Volume 74, Number 17 | August 25 - 31 , 2004


Protesters, be peaceful; mayor, give them the park

More Americans are opposing a war overseas, there are violent protests at a national political convention and the more pro-war candidate for president ends up winning the November election. This is not a prediction for this year but a recollection from 1968.

There are significant differences between 1968 and 2004, to be sure. Most notably, the Democrats held the White House and were waging the Vietnam War in ’68, even though the party’s candidate, Vice President Hubert Humphrey, appeared to be more intent on stopping the war than the Republican candidate, Richard Nixon.

This year, the Republicans hold the executive branch and their candidate, President George W. Bush, is the person more committed to continuing the war in Iraq after having preemptively launched it on dubious grounds.

We bring up 1968 because there is an important lesson for the hundreds of thousands expected to protest against Bush at this year’s Republican convention in New York. Regardless of whether or not Chicago police officers provoked the demonstrators 36 years ago, the sight of longhaired protesters fighting with police no doubt turned off much of Middle America and helped Nixon win the presidency.
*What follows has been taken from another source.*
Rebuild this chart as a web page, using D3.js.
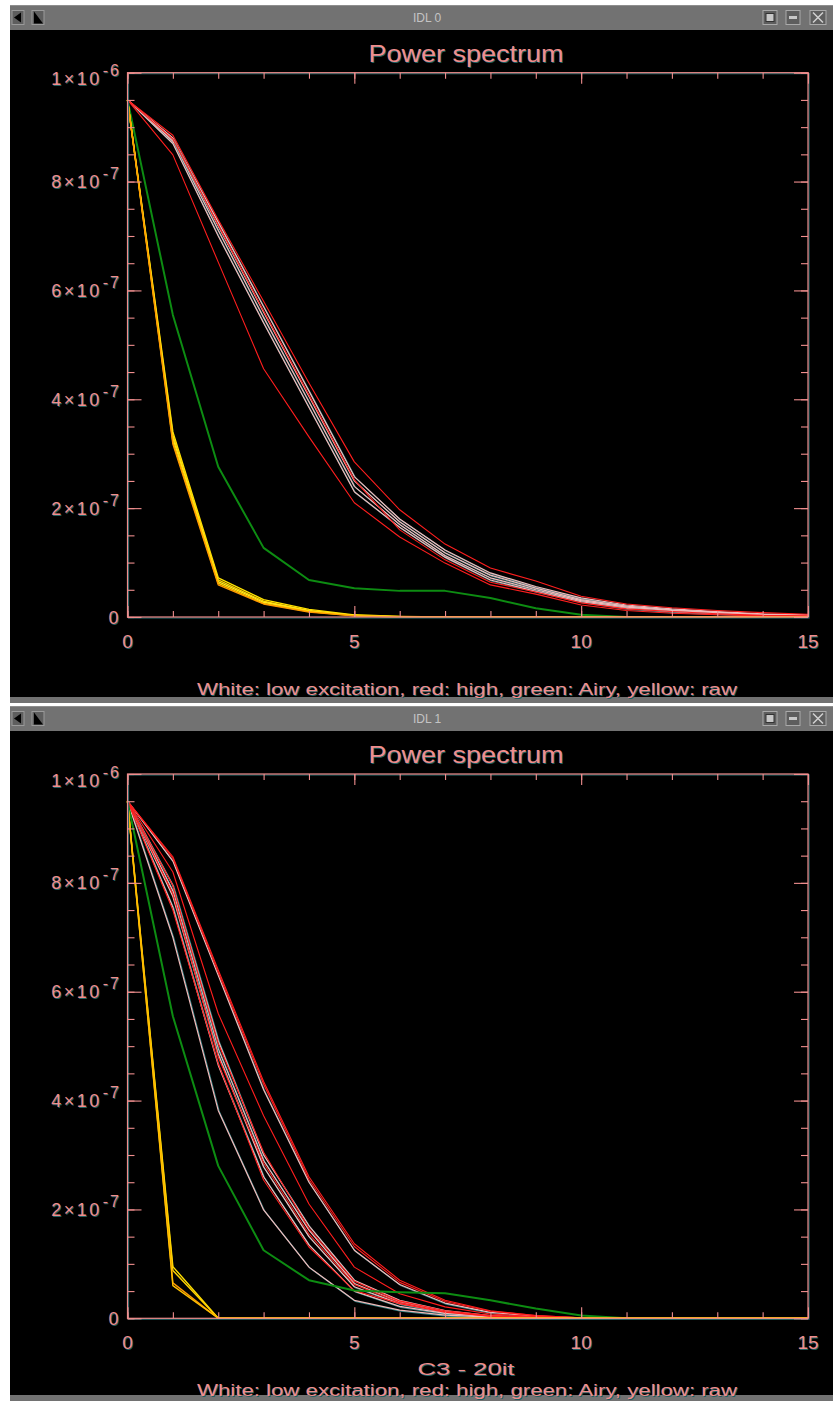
<!DOCTYPE html>
<html><head><meta charset="utf-8">
<script src="https://cdn.jsdelivr.net/npm/d3@7"></script>
<style>html,body{margin:0;padding:0;background:#fff;} svg{display:block}</style>
</head><body><svg id="c" width="833" height="1401"></svg>
<script>
// ---------- data (values in units of 1e-7) ----------
const xValues = [0,1,2,3,4,5,6,7,8,9,10,11,12,13,14,15];
const xMajorTicks = [0,5,10,15];
const xMinorTicks = [0,1,2,3,4,5,6,7,8,9,10,11,12,13,14,15];
const yMajorTicks = [0,2e-7,4e-7,6e-7,8e-7,1e-6];
const yMinorTicks = [0,0.5e-7,1e-7,1.5e-7,2e-7,2.5e-7,3e-7,3.5e-7,4e-7,4.5e-7,5e-7,5.5e-7,6e-7,6.5e-7,7e-7,7.5e-7,8e-7,8.5e-7,9e-7,9.5e-7,1e-6];
const yTickMantissa = ["0","2\u00d710","4\u00d710","6\u00d710","8\u00d710","1\u00d710"];
const yTickExponent = ["","-7","-7","-7","-7","-6"];
const plotTitle = "Power spectrum";
const captionText = "White: low excitation, red: high, green: Airy, yellow: raw";
const windowLabels = ["IDL 0","IDL 1"];
const subTitles = ["", "C3 - 20it"];

const topWhite = [
 [9.5,8.80,7.25,5.70,4.15,2.58,1.80,1.23,0.81,0.56,0.35,0.22,0.15,0.10,0.06,0.04],
 [9.5,8.77,7.18,5.60,4.05,2.50,1.75,1.18,0.77,0.53,0.32,0.20,0.13,0.09,0.05,0.03],
 [9.5,8.74,7.10,5.50,3.95,2.40,1.70,1.13,0.72,0.50,0.30,0.18,0.12,0.08,0.04,0.02],
 [9.5,8.70,7.00,5.40,3.85,2.30,1.65,1.10,0.68,0.47,0.28,0.16,0.10,0.06,0.03,0.02]
];
const topRed = [
 [9.5,8.85,7.30,5.80,4.30,2.85,1.97,1.34,0.90,0.66,0.38,0.24,0.17,0.12,0.08,0.05],
 [9.5,8.78,7.20,5.62,4.08,2.52,1.60,1.05,0.64,0.46,0.26,0.15,0.10,0.06,0.03,0.02],
 [9.5,8.49,6.52,4.56,3.31,2.10,1.47,0.99,0.59,0.42,0.22,0.12,0.07,0.04,0.02,0.01]
];
const topGreen = [
 [9.5,5.55,2.76,1.27,0.68,0.53,0.48,0.48,0.35,0.16,0.04,0,0,0,0,0]
];
const topYellow = [
 [9.5,3.40,0.72,0.32,0.14,0.04,0.01,0,0,0,0,0,0,0,0,0],
 [9.5,3.34,0.68,0.29,0.12,0.03,0.01,0,0,0,0,0,0,0,0,0],
 [9.5,3.28,0.65,0.27,0.11,0.03,0,0,0,0,0,0,0,0,0,0],
 [9.5,3.22,0.62,0.25,0.10,0.02,0,0,0,0,0,0,0,0,0,0],
 [9.5,3.18,0.59,0.24,0.09,0.02,0,0,0,0,0,0,0,0,0,0]
];

const botWhite = [
 [9.5,8.40,6.30,4.20,2.50,1.25,0.62,0.28,0.11,0.04,0.01,0,0,0,0,0],
 [9.5,7.95,5.10,3.00,1.70,0.70,0.33,0.14,0.05,0.02,0,0,0,0,0,0],
 [9.5,7.85,4.95,2.90,1.62,0.64,0.30,0.12,0.04,0.01,0,0,0,0,0,0],
 [9.5,7.75,4.85,2.78,1.50,0.58,0.27,0.11,0.04,0.01,0,0,0,0,0,0],
 [9.5,7.55,4.65,2.60,1.35,0.50,0.22,0.09,0.03,0.01,0,0,0,0,0,0],
 [9.5,7.00,3.82,1.99,0.94,0.33,0.15,0.06,0.02,0,0,0,0,0,0,0]
];
const botRed = [
 [9.5,8.48,6.40,4.35,2.60,1.37,0.70,0.33,0.14,0.05,0.01,0,0,0,0,0],
 [9.5,8.45,6.35,4.30,2.55,1.32,0.66,0.31,0.13,0.05,0.01,0,0,0,0,0],
 [9.5,8.20,5.60,3.72,2.10,0.94,0.45,0.21,0.08,0.03,0,0,0,0,0,0],
 [9.5,7.95,5.05,3.05,1.65,0.68,0.32,0.14,0.05,0.02,0,0,0,0,0,0],
 [9.5,7.80,4.80,2.85,1.55,0.62,0.29,0.12,0.04,0.01,0,0,0,0,0,0],
 [9.5,7.50,4.68,2.54,1.31,0.51,0.27,0.11,0.04,0.01,0,0,0,0,0,0]
];
const botGreen = [
 [9.5,5.55,2.80,1.25,0.70,0.51,0.48,0.46,0.33,0.18,0.05,0,0,0,0,0]
];
const botYellow = [
 [9.5,0.95,0,0,0,0,0,0,0,0,0,0,0,0,0,0],
 [9.5,0.88,0,0,0,0,0,0,0,0,0,0,0,0,0,0],
 [9.5,0.65,0,0,0,0,0,0,0,0,0,0,0,0,0,0],
 [9.5,0.60,0,0,0,0,0,0,0,0,0,0,0,0,0,0]
];
const UNIT = 1e-7;

// ---------- drawing ----------
const svg = d3.select("#c");
const FONT = "'Liberation Sans', Arial, sans-serif";
const PINK = "#f08e8e", TEAL = "#1f5f61";
const GRAY = "#727272";

function shadowText(g, x, y, txt, size, anchor, len) {
  [[1,1,TEAL],[0,0,PINK]].forEach(([dx,dy,col]) => {
    const t = g.append("text").attr("x", x+dx).attr("y", y+dy)
      .attr("font-family", FONT).attr("font-size", size)
      .attr("text-anchor", anchor).attr("fill", col).text(txt);
    if (len) t.attr("textLength", len).attr("lengthAdjust", "spacingAndGlyphs");
  });
}

function windowChrome(y0, contentTop, contentBottom, y1, label) {
  const g = svg.append("g");
  g.append("rect").attr("x",10).attr("y",y0).attr("width",823).attr("height",y1-y0).attr("fill",GRAY);
  g.append("line").attr("x1",10).attr("x2",833).attr("y1",y0+0.5).attr("y2",y0+0.5).attr("stroke","#8e8e8e");
  g.append("rect").attr("x",10).attr("y",contentTop).attr("width",823).attr("height",contentBottom-contentTop).attr("fill","#000");
  const cy = (y0 + contentTop)/2;
  g.append("text").attr("x",427).attr("y",cy+4.5).attr("text-anchor","middle")
    .attr("font-family",FONT).attr("font-size",12).attr("fill","#c4c4c4").text(label);
  // left buttons
  g.append("rect").attr("x",12).attr("y",cy-7).attr("width",12).attr("height",14).attr("fill","#5e5e5e").attr("stroke","#9a9a9a");
  g.append("path").attr("d",`M14,${cy} L21,${cy-5} L21,${cy+5}Z`).attr("fill","#000");
  g.append("rect").attr("x",32).attr("y",cy-7).attr("width",12).attr("height",14).attr("fill","#5e5e5e").attr("stroke","#9a9a9a");
  g.append("path").attr("d",`M34,${cy-6} L43,${cy+6} L34,${cy+6}Z`).attr("fill","#000");
  // right buttons
  g.append("rect").attr("x",763).attr("y",cy-7).attr("width",14).attr("height",14).attr("fill","#5e5e5e").attr("stroke","#aaa");
  g.append("rect").attr("x",766).attr("y",cy-4).attr("width",8).attr("height",8).attr("fill","#c8c8c8").attr("stroke","#333");
  g.append("rect").attr("x",786).attr("y",cy-7).attr("width",14).attr("height",14).attr("fill","#5e5e5e").attr("stroke","#aaa");
  g.append("rect").attr("x",789).attr("y",cy-1.5).attr("width",8).attr("height",3).attr("fill","#c8c8c8");
  g.append("rect").attr("x",810).attr("y",cy-7).attr("width",16).attr("height",14).attr("fill","#5e5e5e").attr("stroke","#aaa");
  g.append("path").attr("d",`M813,${cy-5} L823,${cy+5} M823,${cy-5} L813,${cy+5}`).attr("stroke","#d0d0d0").attr("stroke-width",1.5);
}

function drawPlot(dy, series, sub) {
  const left = 127.5, right = 808, top = 72.7 + dy, bottom = 617 + dy;
  const x = d3.scaleLinear().domain([0,15]).range([left,right]);
  const y = d3.scaleLinear().domain([0,1e-6]).range([bottom,top]);
  const g = svg.append("g");

  const line = d3.line().x((d,i) => x(xValues[i])).y(d => y(d*UNIT));

  // series
  series.forEach(s => {
    s.data.forEach((arr, k) => {
      if (s.shadow) {
        g.append("path").datum(arr).attr("d", line).attr("fill","none")
          .attr("stroke", "#2b7c7e").attr("stroke-width", s.width).attr("transform","translate(1,1)");
      }
      g.append("path").datum(arr).attr("d", line).attr("fill","none")
        .attr("stroke", s.colors ? s.colors[k % s.colors.length] : s.color)
        .attr("stroke-width", s.width).attr("stroke-linejoin","round");
    });
  });

  // frame with shadow
  [[1,TEAL],[0,PINK]].forEach(([o,col]) => {
    g.append("rect").attr("x",left+o).attr("y",top+o).attr("width",right-left).attr("height",bottom-top)
      .attr("fill","none").attr("stroke",col).attr("stroke-width",1.2);
  });
  // ticks
  const a = g.append("g");
  const mk = (axis, tr) => {
    const ag = a.append("g").attr("transform", tr).call(axis);
    ag.select(".domain").remove();
    ag.selectAll("line").attr("stroke", PINK).attr("stroke-width",1.1);
    ag.selectAll("text").remove();
  };
  mk(d3.axisBottom(x).tickValues(xMinorTicks).tickSize(-6).tickFormat(""), `translate(0,${bottom})`);
  mk(d3.axisBottom(x).tickValues(xMajorTicks).tickSize(-11).tickFormat(""), `translate(0,${bottom})`);
  mk(d3.axisTop(x).tickValues(xMinorTicks).tickSize(-6).tickFormat(""), `translate(0,${top})`);
  mk(d3.axisTop(x).tickValues(xMajorTicks).tickSize(-11).tickFormat(""), `translate(0,${top})`);
  mk(d3.axisLeft(y).tickValues(yMinorTicks).tickSize(-7).tickFormat(""), `translate(${left},0)`);
  mk(d3.axisLeft(y).tickValues(yMajorTicks).tickSize(-14).tickFormat(""), `translate(${left},0)`);
  mk(d3.axisRight(y).tickValues(yMinorTicks).tickSize(-7).tickFormat(""), `translate(${right},0)`);
  mk(d3.axisRight(y).tickValues(yMajorTicks).tickSize(-14).tickFormat(""), `translate(${right},0)`);

  // x tick labels
  xMajorTicks.forEach(v => shadowText(g, x(v), bottom + 31, String(v), 19, "middle"));

  // y tick labels
  yMajorTicks.forEach((v, i) => {
    const ty = y(v) + (i === yMajorTicks.length - 1 ? 6 : 0);
    [[1,TEAL],[0,PINK]].forEach(([o,col]) => {
      const t = g.append("text").attr("x", 121 + o).attr("y", ty + 6.5 + o)
        .attr("text-anchor","end").attr("font-family",FONT).attr("fill",col);
      t.append("tspan").attr("font-size",18).attr("letter-spacing",2.5).text(yTickMantissa[i]);
      if (yTickExponent[i]) t.append("tspan").attr("font-size",16).attr("letter-spacing",2).attr("dy",-9).attr("dx",1).text(yTickExponent[i]);
    });
  });

  // title
  shadowText(g, 466, top - 11, plotTitle, 23, "middle", 195);
  if (sub) shadowText(g, 466, bottom + 57, sub, 17, "middle", 97);
  shadowText(g, 467, bottom + 78, captionText, 16, "middle", 540);
}

windowChrome(5, 30, 697, 703, windowLabels[0]);
windowChrome(706, 731, 1395, 1401, windowLabels[1]);

drawPlot(0, [
  {data: topWhite, color: "#f2baba", width: 1.2, shadow: true},
  {data: topRed, color: "#ff1e1e", width: 1.1},
  {data: topGreen, color: "#0d8c12", width: 2},
  {data: topYellow, colors: ["#ffe400","#ffd000","#ffec20","#ffc800","#ff9a00"], width: 1.4}
], subTitles[0]);

drawPlot(701.3, [
  {data: botWhite, color: "#f2baba", width: 1.2, shadow: true},
  {data: botRed, color: "#ff1e1e", width: 1.1},
  {data: botGreen, color: "#0d8c12", width: 2},
  {data: botYellow, colors: ["#ffe000","#ffd200","#ff9a00","#ffc000"], width: 1.4}
], subTitles[1]);
</script>
</body></html>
We can’t read the minds of Bush and his political guru, Karl Rove, but it seems to us that for them, the best convention scenario would include television footage of violent protests, vitriolic demonstrators making outlandish charges and numerous acts of vandalism. If such acts were to occur — and we are not predicting that they will — it would likely have the effect of drawing sympathy to Bush and casting doubt on the campaign of John Kerry. The anti-Bush protesters could help him win the election if the demonstrations turn chaotic and violent.

The would-be demonstrators have much to be angry about, but the best and most effective protest would be a massive orderly demonstration. That is, in fact, exactly what United for Peace and Justice, the group organizing the Aug. 29 “World Says No to the Bush Agenda” march and rally, wants.

However, by refusing the protesters Central Park for their rally site, Mayor Bloomberg has helped fuel a volatile situation. Now time is running short. Bloomberg needs to bend and offer the protesters either the park, or another suitable location in closer proximity to Midtown.

If U.F.P.J. prevails in its lawsuit against the city and is allowed to rally in Central Park — the best and safest venue for the rally, in our opinion — it will go a long way toward insuring a peaceful protest on Aug. 29. However, if U.F.P.J. loses the lawsuit and is denied the park, the city and the rally organizers must work together to make sure that the march remains peaceful.

On the organizers’ part, this means disseminating clear instructions informing protesters exactly where they should go after marching past Madison Sq. Garden, the convention site, on Sunday afternoon. For its part, the city must provide the protesters clear dispersal points after they pass the Garden — as well as entry into Central Park, if that is where they chose to go on their own. Finally, to those who would incite violence, we remind them of the result of Chicago ’68 — Nixon won.